Purpose/Objectives: To explore the symptom experience of older adults receiving cancer chemotherapy in an outpatient treatment setting.
Design: Exploratory, descriptive, cross-sectional study.
Setting: A community cancer center in the southeastern United States.
Sample: 100 adults aged 65 years or older undergoing treatment for cancer.
Methods: Data were collected from participants at a chemotherapy treatment visit using structured questionnaires. Descriptive statistics were used to examine data. T tests and analysis of variance were used to compare symptoms among groups, and Pearson correlations were used to examine relationships among variables.
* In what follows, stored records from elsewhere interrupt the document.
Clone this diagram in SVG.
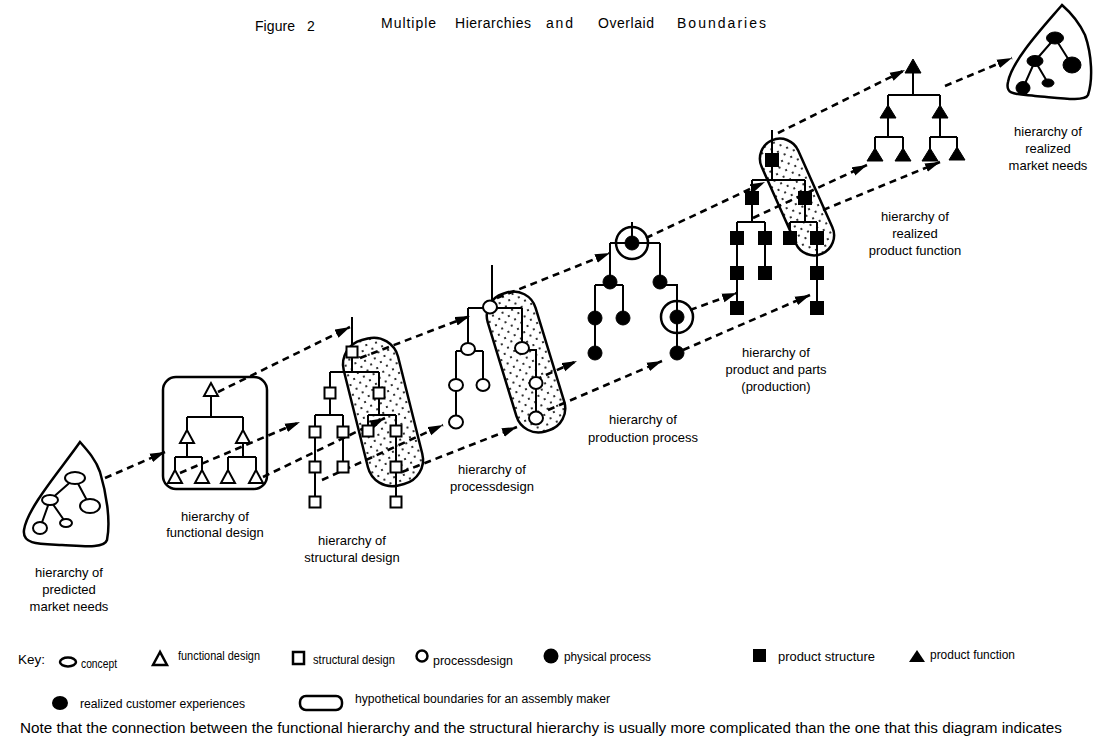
<svg xmlns="http://www.w3.org/2000/svg" width="1102" height="748" viewBox="0 0 1102 748">
<style>
.ln{stroke:#000;stroke-width:2;fill:none}
.ds{stroke:#000;stroke-width:2.6;stroke-dasharray:7 5;fill:none;marker-end:url(#ah)}
.o{fill:#fff;stroke:#000;stroke-width:2}
.f{fill:#000;stroke:#000;stroke-width:1}
.bd{fill:none;stroke:#000;stroke-width:2.5}
.cap{fill:url(#dots);stroke:#000;stroke-width:2.5}
.t{font-family:"Liberation Sans",Arial,sans-serif;font-size:13px;fill:#000}
.k{font-family:"Liberation Sans",Arial,sans-serif;font-size:12.5px;fill:#000}
.h{font-family:"Liberation Sans",Arial,sans-serif;font-size:14px;fill:#000}
.c{text-anchor:middle}
</style>
<defs>
<marker id="ah" markerUnits="userSpaceOnUse" markerWidth="16" markerHeight="10" refX="15" refY="5" orient="auto">
<path d="M0,0.5 L15,5 L0,9.5 Z" fill="#000"/>
</marker>
<pattern id="dots" patternUnits="userSpaceOnUse" width="10" height="10">
<rect width="10" height="10" fill="#fff"/>
<circle cx="3" cy="3" r="1.1" fill="#000"/>
<circle cx="8" cy="8" r="1.1" fill="#000"/>
</pattern>
</defs>
<rect width="1102" height="748" fill="#fff"/>

<g id="title">
<text class="h" x="255" y="31" textLength="40">Figure</text>
<text class="h" x="307" y="31">2</text>
<text class="h" x="381" y="28" textLength="55">Multiple</text>
<text class="h" x="455" y="28" textLength="76">Hierarchies</text>
<text class="h" x="546" y="28" textLength="27">and</text>
<text class="h" x="598" y="28" textLength="56">Overlaid</text>
<text class="h" x="677" y="28" textLength="89">Boundaries</text>
</g>

<g id="boundaries">
<rect class="cap" x="355" y="337" width="56" height="150" rx="25" transform="rotate(-14 383 412)"/>
<rect class="cap" x="501" y="290" width="50" height="144" rx="23" transform="rotate(-17 526 362)"/>
<rect class="cap" x="777" y="135" width="40" height="124" rx="20" transform="rotate(-24 797 197)"/>
</g>

<g id="connectors">
<line class="ds" x1="105" y1="478" x2="165" y2="452"/>
<line class="ds" x1="218" y1="392" x2="350" y2="327"/>
<line class="ds" x1="360" y1="358" x2="470" y2="316"/>
<line class="ds" x1="497" y1="298" x2="610" y2="253"/>
<line class="ds" x1="646" y1="238" x2="765" y2="182"/>
<line class="ds" x1="778" y1="133" x2="905" y2="70"/>
<line class="ds" x1="945" y1="86" x2="1012" y2="58"/>
<line class="ds" x1="180" y1="473" x2="300" y2="422"/>
<line class="ds" x1="263" y1="477" x2="385" y2="418"/>
<line class="ds" x1="322" y1="480" x2="443" y2="425"/>
<line class="ds" x1="402" y1="472" x2="517" y2="427"/>
<line class="ds" x1="535" y1="380" x2="577" y2="361"/>
<line class="ds" x1="548" y1="410" x2="662" y2="361"/>
<line class="ds" x1="690" y1="310" x2="737" y2="293"/>
<line class="ds" x1="683" y1="350" x2="810" y2="295"/>
<line class="ds" x1="753" y1="218" x2="867" y2="165"/>
<line class="ds" x1="823" y1="210" x2="940" y2="162"/>
</g>

<g id="predicted-market-needs">
<path class="bd" d="M80,442 C62,468 27,508 24,530 C22,545 40,544 62,545 C82,546 104,549 107,540 C111,520 106,492 100,472 C96,460 88,451 80,442 Z"/>
<path class="ln" d="M75,478 L50,500 M75,478 L90,506 M50,500 L40,528 M50,500 L66,523"/>
<ellipse class="o" cx="75" cy="478" rx="10" ry="6"/>
<ellipse class="o" cx="50" cy="500" rx="8" ry="5"/>
<ellipse class="o" cx="90" cy="506" rx="10" ry="7"/>
<ellipse class="o" cx="40" cy="528" rx="7" ry="6"/>
<ellipse class="o" cx="66" cy="523" rx="6" ry="4"/>
<text class="t c" x="69" y="577">hierarchy of</text>
<text class="t c" x="69" y="594">predicted</text>
<text class="t c" x="69" y="611">market needs</text>
</g>

<g id="functional-design">
<rect class="bd" x="163" y="377" width="104" height="112" rx="13"/>
<path class="ln" d="M211,396 V417 M187,417 H243 M187,417 V431 M243,417 V431 M187,443 V457 M175,457 H202 M175,457 V471 M202,457 V471 M243,443 V457 M228,457 H256 M228,457 V471 M256,457 V471"/>
<polygon class="o" points="211,383 204,396 218,396"/>
<polygon class="o" points="187,430 180,443 194,443"/>
<polygon class="o" points="243,430 236,443 250,443"/>
<polygon class="o" points="175,470 168,483 182,483"/>
<polygon class="o" points="202,470 195,483 209,483"/>
<polygon class="o" points="228,470 221,483 235,483"/>
<polygon class="o" points="256,470 249,483 263,483"/>
<text class="t c" x="215" y="521">hierarchy of</text>
<text class="t c" x="215" y="537">functional design</text>
</g>

<g id="structural-design">
<path class="ln" d="M352,317 V372 M330,372 H379 M330,372 V415 M379,372 V415 M315,415 H343 M368,415 H396 M315,415 V502 M343,415 V467 M368,415 V431 M396,415 V502"/>
<rect class="o" x="346.5" y="346.5" width="11" height="11"/>
<rect class="o" x="324.5" y="387.5" width="11" height="11"/>
<rect class="o" x="373.5" y="387.5" width="11" height="11"/>
<rect class="o" x="309.5" y="426.5" width="11" height="11"/>
<rect class="o" x="337.5" y="426.5" width="11" height="11"/>
<rect class="o" x="362.5" y="425.5" width="11" height="11"/>
<rect class="o" x="390.5" y="425.5" width="11" height="11"/>
<rect class="o" x="309.5" y="461.5" width="11" height="11"/>
<rect class="o" x="337.5" y="461.5" width="11" height="11"/>
<rect class="o" x="390.5" y="461.5" width="11" height="11"/>
<rect class="o" x="309.5" y="496.5" width="11" height="11"/>
<rect class="o" x="390.5" y="496.5" width="11" height="11"/>
<text class="t c" x="352" y="545">hierarchy of</text>
<text class="t c" x="352" y="562">structural design</text>
</g>

<g id="process-design">
<path class="ln" d="M492,265 V302 M468,308 H522 M468,308 V349 M522,308 V348 M456,351 H483 M456,351 V422 M483,351 V385 M522,350 H536 V418"/>
<ellipse class="o" cx="490" cy="307" rx="7" ry="6.5"/>
<ellipse class="o" cx="468" cy="349" rx="7" ry="6"/>
<ellipse class="o" cx="522" cy="348" rx="7" ry="6"/>
<ellipse class="o" cx="456" cy="385" rx="7" ry="6"/>
<ellipse class="o" cx="483" cy="385" rx="6.5" ry="6"/>
<ellipse class="o" cx="536" cy="383" rx="6.5" ry="6"/>
<ellipse class="o" cx="456" cy="422" rx="7" ry="6.5"/>
<ellipse class="o" cx="536" cy="418" rx="7" ry="6.5"/>
<text class="t c" x="492" y="474">hierarchy of</text>
<text class="t c" x="492" y="491">processdesign</text>
</g>

<g id="production-process">
<path class="ln" d="M632,222 V243 M610,243 H660 M610,243 V282 M660,243 V282 M595,285 H623 M595,285 V353 M623,285 V318 M660,285 H677 V353"/>
<circle cx="632" cy="243" r="16" class="bd"/>
<circle cx="677" cy="317" r="16" class="bd"/>
<circle class="f" cx="632" cy="243" r="7"/>
<circle class="f" cx="610" cy="282" r="7"/>
<circle class="f" cx="660" cy="282" r="7"/>
<circle class="f" cx="595" cy="318" r="7"/>
<circle class="f" cx="623" cy="318" r="7"/>
<circle class="f" cx="677" cy="317" r="7"/>
<circle class="f" cx="595" cy="353" r="7"/>
<circle class="f" cx="677" cy="353" r="7"/>
<text class="t c" x="643" y="424">hierarchy of</text>
<text class="t c" x="643" y="442">production process</text>
</g>

<g id="product-and-parts">
<path class="ln" d="M772,130 V180 M752,180 H805 M752,180 V222 M805,180 V222 M737,222 H765 M790,222 H817 M737,222 V308 M765,222 V273 M790,222 V238 M817,222 V308"/>
<rect class="f" x="765.5" y="153.5" width="13" height="13"/>
<rect class="f" x="745.5" y="191.5" width="13" height="13"/>
<rect class="f" x="798.5" y="191.5" width="13" height="13"/>
<rect class="f" x="730.5" y="231.5" width="13" height="13"/>
<rect class="f" x="758.5" y="231.5" width="13" height="13"/>
<rect class="f" x="783.5" y="231.5" width="13" height="13"/>
<rect class="f" x="810.5" y="231.5" width="13" height="13"/>
<rect class="f" x="730.5" y="266.5" width="13" height="13"/>
<rect class="f" x="758.5" y="266.5" width="13" height="13"/>
<rect class="f" x="810.5" y="266.5" width="13" height="13"/>
<rect class="f" x="730.5" y="301.5" width="13" height="13"/>
<rect class="f" x="810.5" y="301.5" width="13" height="13"/>
<text class="t c" x="776" y="357">hierarchy of</text>
<text class="t c" x="776" y="374">product and parts</text>
<text class="t c" x="776" y="391">(production)</text>
</g>

<g id="product-function">
<path class="ln" d="M913,73 V95 M888,95 H940 M888,95 V106 M940,95 V106 M888,118 V137 M875,137 H903 M875,137 V149 M903,137 V149 M940,118 V137 M930,137 H957 M930,137 V149 M957,137 V149"/>
<polygon class="f" points="913,59 905,73 921,73"/>
<polygon class="f" points="888,105 880,118 896,118"/>
<polygon class="f" points="940,105 932,118 948,118"/>
<polygon class="f" points="875,148 867,161 883,161"/>
<polygon class="f" points="903,148 895,161 911,161"/>
<polygon class="f" points="930,148 922,161 938,161"/>
<polygon class="f" points="957,147 949,160 965,160"/>
<text class="t c" x="915" y="221">hierarchy of</text>
<text class="t c" x="915" y="238">realized</text>
<text class="t c" x="915" y="255">product function</text>
</g>

<g id="realized-market-needs">
<path class="bd" d="M1062,5 C1045,25 1012,60 1008,82 C1005,95 1015,94 1035,96 C1060,98 1085,102 1088,95 C1093,80 1092,55 1085,35 C1078,20 1070,12 1062,5 Z"/>
<path class="ln" d="M1055,38 L1035,61 M1055,38 L1072,65 M1035,61 L1023,88 M1035,61 L1048,83"/>
<ellipse class="f" cx="1055" cy="38" rx="8.5" ry="6"/>
<ellipse class="f" cx="1035" cy="61" rx="8" ry="5.5"/>
<ellipse class="f" cx="1072" cy="65" rx="9" ry="8"/>
<ellipse class="f" cx="1023" cy="88" rx="7" ry="6.5"/>
<ellipse class="f" cx="1048" cy="83" rx="6" ry="4"/>
<text class="t c" x="1048" y="136">hierarchy of</text>
<text class="t c" x="1048" y="153">realized</text>
<text class="t c" x="1048" y="170">market needs</text>
</g>

<g id="key">
<text class="k" x="18" y="664" textLength="27" lengthAdjust="spacingAndGlyphs">Key:</text>
<ellipse cx="68" cy="662" rx="8" ry="4.5" fill="#fff" stroke="#000" stroke-width="2.5"/>
<text class="k" x="81" y="668" textLength="36" lengthAdjust="spacingAndGlyphs">concept</text>
<polygon points="160,652 153,665 167,665" fill="#fff" stroke="#000" stroke-width="2.5"/>
<text class="k" x="178" y="660" textLength="82" lengthAdjust="spacingAndGlyphs">functional design</text>
<rect x="293" y="652" width="11" height="12" fill="#fff" stroke="#000" stroke-width="2.5"/>
<text class="k" x="313" y="664" textLength="82" lengthAdjust="spacingAndGlyphs">structural design</text>
<circle cx="422" cy="656" r="5.5" fill="#fff" stroke="#000" stroke-width="2.5"/>
<text class="k" x="433" y="665" textLength="80" lengthAdjust="spacingAndGlyphs">processdesign</text>
<circle cx="551" cy="656" r="7.5" fill="#000"/>
<text class="k" x="564" y="661" textLength="87" lengthAdjust="spacingAndGlyphs">physical process</text>
<rect x="753" y="649" width="13" height="13" fill="#000"/>
<text class="k" x="778" y="661" textLength="97" lengthAdjust="spacingAndGlyphs">product structure</text>
<polygon points="917,650 909,662 925,662" fill="#000"/>
<text class="k" x="930" y="659" textLength="85" lengthAdjust="spacingAndGlyphs">product function</text>
<ellipse cx="60" cy="703" rx="8" ry="7" fill="#000"/>
<text class="k" x="80" y="708" textLength="165" lengthAdjust="spacingAndGlyphs">realized customer experiences</text>
<rect x="300" y="696" width="42" height="14" rx="6" fill="none" stroke="#000" stroke-width="2.5"/>
<text class="k" x="355" y="703" textLength="255" lengthAdjust="spacingAndGlyphs">hypothetical boundaries for an assembly maker</text>
<text class="k" x="20" y="733" style="font-size:14px" textLength="1042" lengthAdjust="spacingAndGlyphs">Note that the connection between the functional hierarchy and the structural hierarchy is usually more complicated than the one that this diagram indicates</text>
</g>
</svg>
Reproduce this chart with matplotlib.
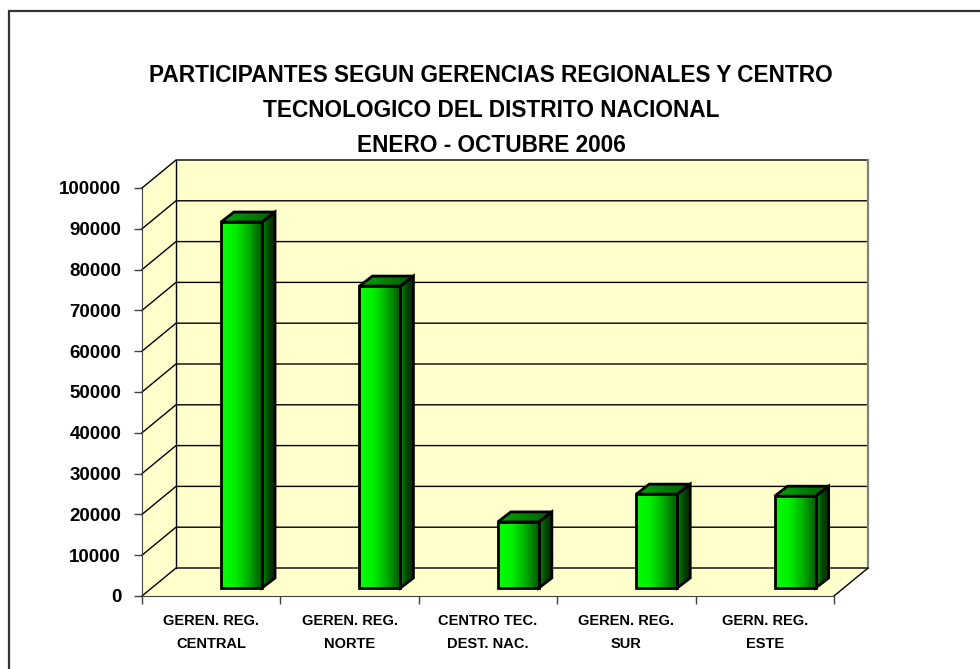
import numpy as np
import matplotlib
matplotlib.use("Agg")
import matplotlib.pyplot as plt
from matplotlib.patches import Polygon, Rectangle
from matplotlib.colors import LinearSegmentedColormap

plt.rcParams['font.family'] = ['Liberation Sans', 'DejaVu Sans']

# datos
categorias = ["GEREN. REG.\nCENTRAL", "GEREN. REG.\nNORTE", "CENTRO TEC.\nDEST. NAC.",
              "GEREN. REG.\nSUR", "GERN. REG.\nESTE"]
participantes = [89700, 74000, 16200, 23000, 22500]
titulo = ["PARTICIPANTES SEGUN GERENCIAS REGIONALES Y CENTRO",
          "TECNOLOGICO DEL DISTRITO NACIONAL",
          "ENERO - OCTUBRE 2006"]
yticks = np.arange(0, 100001, 10000)

W, H = 980, 669
fig = plt.figure(figsize=(W / 100, H / 100), dpi=100)

# marco exterior
fig.patches.append(Rectangle((9 / W, -0.2), 1.2, 1.2 - 11 / H, transform=fig.transFigure,
                             fill=False, edgecolor='#333333', lw=1.6))

ax = fig.add_axes([142 / W, 1 - 596 / H, (834 - 142) / W, (596 - 188) / H])
ax.set_xlim(-0.5, 4.5)
ax.set_ylim(0, 100000)

px_x = (834 - 142) / 5          # pixeles por categoria
px_y = (596 - 188) / 100000     # pixeles por unidad
DX = 34 / px_x                  # profundidad del piso
DY = 28 / px_y

pared = '#FFFFCC'
x0, x1 = -0.5, 4.5

# pared izquierda, fondo y piso
ax.add_patch(Polygon([(x0, 0), (x0 + DX, DY), (x0 + DX, 1e5 + DY), (x0, 1e5)],
                     closed=True, facecolor=pared, edgecolor='none', clip_on=False, zorder=1))
ax.add_patch(Polygon([(x0 + DX, DY), (x1 + DX, DY), (x1 + DX, 1e5 + DY), (x0 + DX, 1e5 + DY)],
                     closed=True, facecolor=pared, edgecolor='none', clip_on=False, zorder=1))
ax.add_patch(Polygon([(x0, 0), (x1, 0), (x1 + DX, DY), (x0 + DX, DY)],
                     closed=True, facecolor=pared, edgecolor='none', clip_on=False, zorder=1))

# lineas de division
for v in yticks:
    ax.plot([x0, x0 + DX, x1 + DX], [v, v + DY, v + DY], color='black', lw=1.0,
            clip_on=False, zorder=2)
ax.plot([x0 + DX, x0 + DX], [DY, 1e5 + DY], color='black', lw=1.0, clip_on=False, zorder=2)
ax.plot([x1 + DX, x1 + DX], [DY, 1e5 + DY], color='#808080', lw=1.6, clip_on=False, zorder=2)
ax.plot([x1, x1 + DX], [0, DY], color='black', lw=1, clip_on=False, zorder=2)

# barras 3D
frente = LinearSegmentedColormap.from_list('f', ['#00FF00', '#00F000', '#00B000', '#005A00'])
lado = LinearSegmentedColormap.from_list('l', ['#008A00', '#004A00', '#002800'])
tapa = LinearSegmentedColormap.from_list('t', ['#00A800', '#008000', '#006000'])
grad = np.linspace(0, 1, 64).reshape(1, -1)

off = 0.071
bw = 41 / px_x
base = 8 / px_y
bdx = 13 / px_x
bdy = 10 / px_y

for i, v in enumerate(participantes):
    l = i + off
    r = l + bw
    b = base
    t = base + v
    # lado
    side = Polygon([(r, b), (r + bdx, b + bdy), (r + bdx, t + bdy), (r, t)], closed=True,
                   facecolor='none', edgecolor='black', lw=2, zorder=5, clip_on=False)
    ax.add_patch(side)
    im = ax.imshow(grad, cmap=lado, extent=[r, r + bdx, b, t + bdy], aspect='auto', zorder=4)
    im.set_clip_path(side)
    # tapa
    top = Polygon([(l, t), (r, t), (r + bdx, t + bdy), (l + bdx, t + bdy)], closed=True,
                  facecolor='none', edgecolor='black', lw=2, zorder=5, clip_on=False)
    ax.add_patch(top)
    im = ax.imshow(grad, cmap=tapa, extent=[l, r + bdx, t, t + bdy], aspect='auto', zorder=4)
    im.set_clip_path(top)
    # frente
    fr = ax.bar(l, v, width=bw, bottom=b, align='edge', facecolor='none',
                edgecolor='black', lw=2, zorder=6)[0]
    im = ax.imshow(grad, cmap=frente, extent=[l, r, b, t], aspect='auto', zorder=5.5)
    im.set_clip_path(fr)

ax.set_xlim(-0.5, 4.5)
ax.set_ylim(0, 100000)

# ejes
for s in ['top', 'right']:
    ax.spines[s].set_visible(False)
ax.spines['left'].set_color('#404040')
ax.spines['bottom'].set_color('#404040')
ax.spines['left'].set_zorder(3)
ax.spines['bottom'].set_zorder(3)
ax.patch.set_visible(False)

ax.set_yticks(yticks)
ax.set_yticklabels([str(v) for v in yticks], fontsize=13.5, fontweight='bold')
ax.tick_params(axis='y', length=6, width=1, color='#404040', pad=9)

ax.set_xticks(range(5))
ax.set_xticklabels(categorias, fontsize=10.5, fontweight='bold', linespacing=1.85)
ax.set_xticks(np.arange(-0.5, 5, 1), minor=True)
ax.tick_params(axis='x', which='major', length=0, pad=13)
ax.tick_params(axis='x', which='minor', length=6, width=1, color='#404040')

# titulo
for k, linea in enumerate(titulo):
    fig.text(491 / W, 1 - (75 + k * 35.5) / H, linea, ha='center', va='center',
             fontsize=16.3, fontweight='bold')

fig.savefig('out.png', dpi=100)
Main Research Variables: Cancer treatment–related symptoms, comorbid illnesses, mental health function, and physical function.
Findings: Older adults experience a high number of cancer treatment–related symptoms with moderate severity. The most common symptoms included fatigue, bowel disturbances, lack of appetite, hair loss, and drowsiness. Numbness and tingling were the most severe symptoms experienced. The presence of comorbid illness and poor mental functioning affects the number of symptoms experienced.
Conclusions: Opportunities exist for clinicians to take steps to assess and manage symptoms common to older adults before serious complications and negative outcomes occur. Future research is needed.
Implications for Nursing: Nurses should consider comorbidities and poor mental functioning in older adults when assessing treatment-related symptoms. Being proactive and assessing and managing symptoms early during treatment may improve outcomes for older patients.